-- Data section --
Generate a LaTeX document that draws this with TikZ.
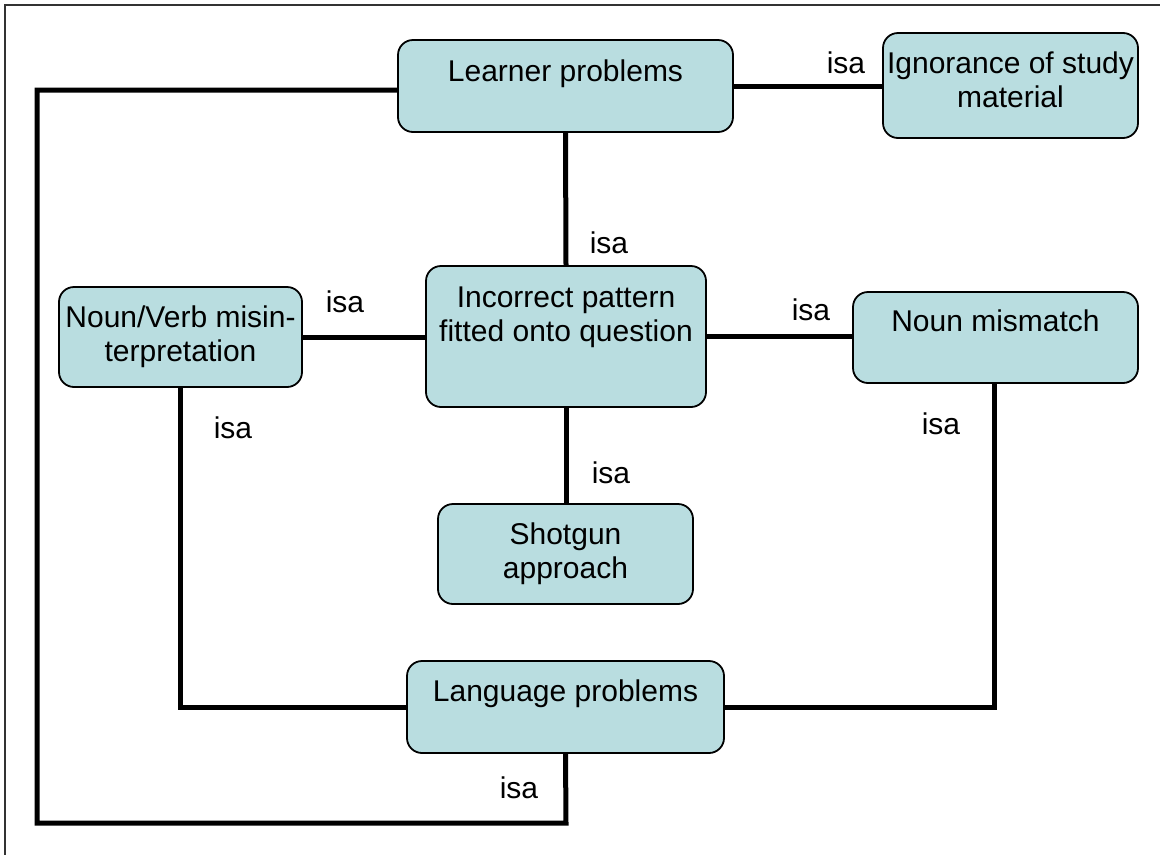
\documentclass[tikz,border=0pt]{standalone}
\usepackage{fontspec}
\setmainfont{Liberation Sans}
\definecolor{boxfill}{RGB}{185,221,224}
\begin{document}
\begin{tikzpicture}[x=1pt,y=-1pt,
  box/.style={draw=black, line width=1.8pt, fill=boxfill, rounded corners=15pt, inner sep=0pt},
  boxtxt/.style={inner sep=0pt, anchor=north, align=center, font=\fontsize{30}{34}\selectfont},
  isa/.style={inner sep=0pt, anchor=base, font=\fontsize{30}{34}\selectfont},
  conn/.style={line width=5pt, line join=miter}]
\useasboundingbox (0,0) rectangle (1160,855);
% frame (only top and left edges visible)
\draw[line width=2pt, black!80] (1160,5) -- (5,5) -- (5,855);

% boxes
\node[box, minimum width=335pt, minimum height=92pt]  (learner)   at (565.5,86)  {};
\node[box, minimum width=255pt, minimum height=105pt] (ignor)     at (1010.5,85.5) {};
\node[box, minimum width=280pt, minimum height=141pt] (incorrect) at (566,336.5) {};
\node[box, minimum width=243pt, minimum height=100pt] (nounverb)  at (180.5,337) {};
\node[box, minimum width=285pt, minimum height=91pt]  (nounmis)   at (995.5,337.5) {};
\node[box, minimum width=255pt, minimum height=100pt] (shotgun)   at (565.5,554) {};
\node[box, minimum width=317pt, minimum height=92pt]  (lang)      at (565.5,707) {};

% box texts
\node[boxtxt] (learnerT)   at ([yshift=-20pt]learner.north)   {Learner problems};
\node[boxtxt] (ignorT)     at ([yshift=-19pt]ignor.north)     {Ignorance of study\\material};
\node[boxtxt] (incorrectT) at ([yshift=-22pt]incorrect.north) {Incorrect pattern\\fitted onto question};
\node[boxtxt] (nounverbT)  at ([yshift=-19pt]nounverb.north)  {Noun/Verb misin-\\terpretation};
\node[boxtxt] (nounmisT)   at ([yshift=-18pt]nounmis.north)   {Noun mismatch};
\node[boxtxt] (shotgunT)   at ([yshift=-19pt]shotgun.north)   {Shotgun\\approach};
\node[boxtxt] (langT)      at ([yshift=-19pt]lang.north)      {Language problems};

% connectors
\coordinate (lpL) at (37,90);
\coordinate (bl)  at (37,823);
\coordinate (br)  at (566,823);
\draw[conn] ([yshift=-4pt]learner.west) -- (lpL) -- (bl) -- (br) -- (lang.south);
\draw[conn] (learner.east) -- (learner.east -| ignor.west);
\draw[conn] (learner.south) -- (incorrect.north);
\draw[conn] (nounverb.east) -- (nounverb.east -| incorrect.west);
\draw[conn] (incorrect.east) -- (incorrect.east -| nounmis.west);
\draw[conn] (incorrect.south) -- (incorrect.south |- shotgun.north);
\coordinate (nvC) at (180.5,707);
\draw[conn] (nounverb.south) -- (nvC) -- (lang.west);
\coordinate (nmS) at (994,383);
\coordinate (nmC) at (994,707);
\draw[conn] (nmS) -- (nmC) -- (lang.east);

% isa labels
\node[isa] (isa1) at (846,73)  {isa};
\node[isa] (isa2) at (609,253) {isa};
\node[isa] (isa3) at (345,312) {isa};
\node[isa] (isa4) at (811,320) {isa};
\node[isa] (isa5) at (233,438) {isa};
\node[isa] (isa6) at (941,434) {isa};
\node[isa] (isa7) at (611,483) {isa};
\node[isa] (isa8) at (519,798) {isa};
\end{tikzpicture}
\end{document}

-- Exercise --
Your task is to restate word for word the lines from the top of the data to the line containing "minimum width=317pt, minimum", both ends included, with every picture left out.

-- Answer to this task --
Generate a LaTeX document that draws this with TikZ.
\documentclass[tikz,border=0pt]{standalone}
\usepackage{fontspec}
\setmainfont{Liberation Sans}
\definecolor{boxfill}{RGB}{185,221,224}
\begin{document}
\begin{tikzpicture}[x=1pt,y=-1pt,
  box/.style={draw=black, line width=1.8pt, fill=boxfill, rounded corners=15pt, inner sep=0pt},
  boxtxt/.style={inner sep=0pt, anchor=north, align=center, font=\fontsize{30}{34}\selectfont},
  isa/.style={inner sep=0pt, anchor=base, font=\fontsize{30}{34}\selectfont},
  conn/.style={line width=5pt, line join=miter}]
\useasboundingbox (0,0) rectangle (1160,855);
% frame (only top and left edges visible)
\draw[line width=2pt, black!80] (1160,5) -- (5,5) -- (5,855);

% boxes
\node[box, minimum width=335pt, minimum height=92pt]  (learner)   at (565.5,86)  {};
\node[box, minimum width=255pt, minimum height=105pt] (ignor)     at (1010.5,85.5) {};
\node[box, minimum width=280pt, minimum height=141pt] (incorrect) at (566,336.5) {};
\node[box, minimum width=243pt, minimum height=100pt] (nounverb)  at (180.5,337) {};
\node[box, minimum width=285pt, minimum height=91pt]  (nounmis)   at (995.5,337.5) {};
\node[box, minimum width=255pt, minimum height=100pt] (shotgun)   at (565.5,554) {};
\node[box, minimum width=317pt, minimum height=92pt]  (lang)      at (565.5,707) {};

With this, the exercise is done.